§ YOUR TASK
Would you write out the listing verbatim and skip every picture in it?

Entries taken from a collection:
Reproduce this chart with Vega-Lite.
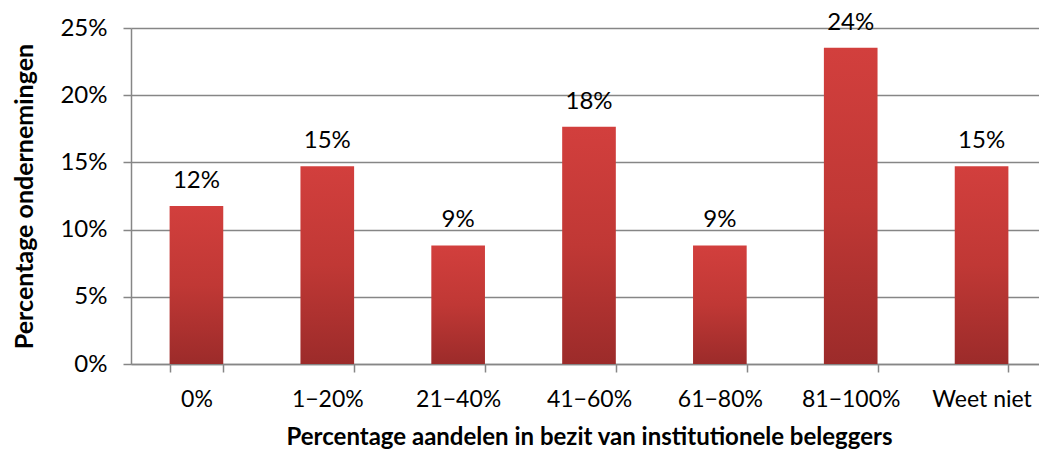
{
  "$schema": "https://vega.github.io/schema/vega-lite/v6.json",
  "autosize": "none",
  "width": 916,
  "height": 336,
  "padding": {"left": 131, "top": 28, "right": 0, "bottom": 89},
  "background": "white",
  "config": {
    "view": {"stroke": null},
    "font": "Lato"
  },
  "data": {
    "values": [
      {"cat": "0%", "pct": 0.1176, "label": "12%"},
      {"cat": "1−20%", "pct": 0.1471, "label": "15%"},
      {"cat": "21−40%", "pct": 0.0882, "label": "9%"},
      {"cat": "41−60%", "pct": 0.1765, "label": "18%"},
      {"cat": "61−80%", "pct": 0.0882, "label": "9%"},
      {"cat": "81−100%", "pct": 0.2353, "label": "24%"},
      {"cat": "Weet niet", "pct": 0.1471, "label": "15%"}
    ]
  },
  "encoding": {
    "x": {
      "field": "cat",
      "type": "nominal",
      "sort": null,
      "scale": {"paddingInner": 0.59, "paddingOuter": 0.295},
      "axis": {
        "title": "Percentage aandelen in bezit van institutionele beleggers",
        "titleFont": "Lato",
        "titleFontSize": 24,
        "titleFontWeight": "bold",
        "titleColor": "#000000",
        "titlePadding": 14,
        "titleAnchor": "middle",
        "labelAngle": 0,
        "labelFontSize": 23,
        "labelColor": "#000000",
        "labelPadding": 16,
        "domainColor": "#868686",
        "domainWidth": 1.5,
        "tickColor": "#868686",
        "tickWidth": 1.5,
        "tickSize": 8,
        "tickBand": "extent",
        "grid": false
      }
    }
  },
  "layer": [
    {
      "mark": {
        "type": "bar",
        "color": {
          "gradient": "linear",
          "x1": 0, "y1": 0, "x2": 0, "y2": 1,
          "stops": [
            {"offset": 0, "color": "#d23f3d"},
            {"offset": 0.5, "color": "#c03835"},
            {"offset": 1, "color": "#9c2b2a"}
          ]
        }
      },
      "encoding": {
        "y": {
          "field": "pct",
          "type": "quantitative",
          "scale": {"domain": [0, 0.25], "nice": false},
          "axis": {
            "title": "Percentage ondernemingen",
            "titleFont": "Lato",
            "titleFontSize": 25,
            "titleFontWeight": "bold",
            "titleColor": "#000000",
            "titlePadding": 22,
            "format": ".0%",
            "values": [0, 0.05, 0.1, 0.15, 0.2, 0.25],
            "labelFontSize": 24,
            "labelColor": "#000000",
            "labelPadding": 16,
            "domainColor": "#868686",
            "domainWidth": 1.5,
            "tickColor": "#868686",
            "tickWidth": 1.5,
            "tickSize": 8,
            "gridColor": "#868686",
            "gridWidth": 1.5
          }
        }
      }
    },
    {
      "mark": {"type": "text", "baseline": "alphabetic", "dy": -18, "fontSize": 24, "color": "#000000", "font": "Lato"},
      "encoding": {
        "y": {"field": "pct", "type": "quantitative"},
        "text": {"field": "label"}
      }
    }
  ]
}
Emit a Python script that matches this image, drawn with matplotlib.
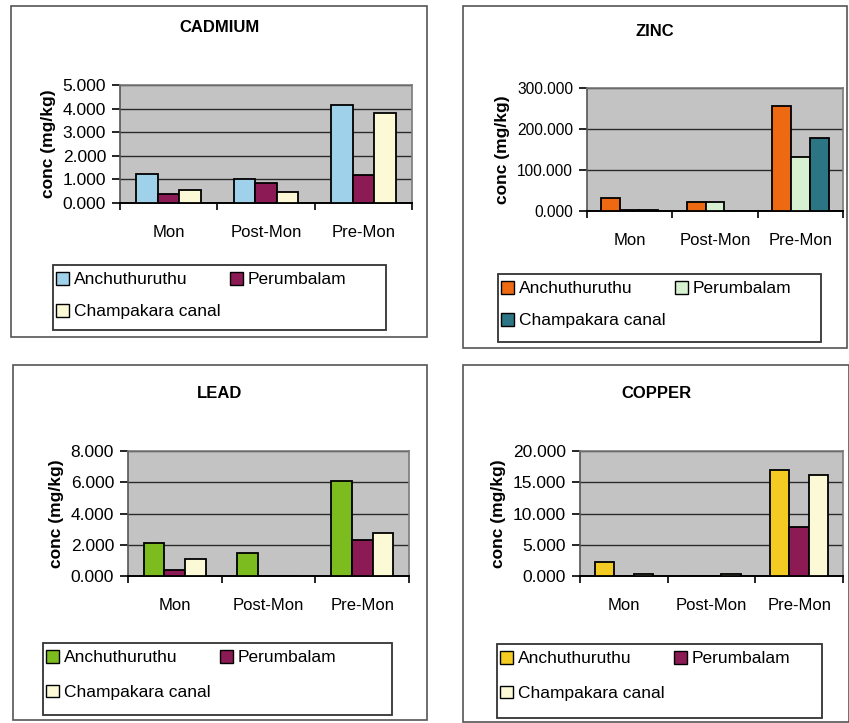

§ PROBLEM SOLUTION
Reproduce this chart with Vega-Lite.
{
  "$schema": "https://vega.github.io/schema/vega-lite/v6.json",
  "autosize": "none",
  "width": 916,
  "height": 336,
  "padding": {"left": 131, "top": 28, "right": 0, "bottom": 89},
  "background": "white",
  "config": {
    "view": {"stroke": null},
    "font": "Lato"
  },
  "data": {
    "values": [
      {"cat": "0%", "pct": 0.1176, "label": "12%"},
      {"cat": "1−20%", "pct": 0.1471, "label": "15%"},
      {"cat": "21−40%", "pct": 0.0882, "label": "9%"},
      {"cat": "41−60%", "pct": 0.1765, "label": "18%"},
      {"cat": "61−80%", "pct": 0.0882, "label": "9%"},
      {"cat": "81−100%", "pct": 0.2353, "label": "24%"},
      {"cat": "Weet niet", "pct": 0.1471, "label": "15%"}
    ]
  },
  "encoding": {
    "x": {
      "field": "cat",
      "type": "nominal",
      "sort": null,
      "scale": {"paddingInner": 0.59, "paddingOuter": 0.295},
      "axis": {
        "title": "Percentage aandelen in bezit van institutionele beleggers",
        "titleFont": "Lato",
        "titleFontSize": 24,
        "titleFontWeight": "bold",
        "titleColor": "#000000",
        "titlePadding": 14,
        "titleAnchor": "middle",
        "labelAngle": 0,
        "labelFontSize": 23,
        "labelColor": "#000000",
        "labelPadding": 16,
        "domainColor": "#868686",
        "domainWidth": 1.5,
        "tickColor": "#868686",
        "tickWidth": 1.5,
        "tickSize": 8,
        "tickBand": "extent",
        "grid": false
      }
    }
  },
  "layer": [
    {
      "mark": {
        "type": "bar",
        "color": {
          "gradient": "linear",
          "x1": 0, "y1": 0, "x2": 0, "y2": 1,
          "stops": [
            {"offset": 0, "color": "#d23f3d"},
            {"offset": 0.5, "color": "#c03835"},
            {"offset": 1, "color": "#9c2b2a"}
          ]
        }
      },
      "encoding": {
        "y": {
          "field": "pct",
          "type": "quantitative",
          "scale": {"domain": [0, 0.25], "nice": false},
          "axis": {
            "title": "Percentage ondernemingen",
            "titleFont": "Lato",
            "titleFontSize": 25,
            "titleFontWeight": "bold",
            "titleColor": "#000000",
            "titlePadding": 22,
            "format": ".0%",
            "values": [0, 0.05, 0.1, 0.15, 0.2, 0.25],
            "labelFontSize": 24,
            "labelColor": "#000000",
            "labelPadding": 16,
            "domainColor": "#868686",
            "domainWidth": 1.5,
            "tickColor": "#868686",
            "tickWidth": 1.5,
            "tickSize": 8,
            "gridColor": "#868686",
            "gridWidth": 1.5
          }
        }
      }
    },
    {
      "mark": {"type": "text", "baseline": "alphabetic", "dy": -18, "fontSize": 24, "color": "#000000", "font": "Lato"},
      "encoding": {
        "y": {"field": "pct", "type": "quantitative"},
        "text": {"field": "label"}
      }
    }
  ]
}
Emit a Python script that matches this image, drawn with matplotlib.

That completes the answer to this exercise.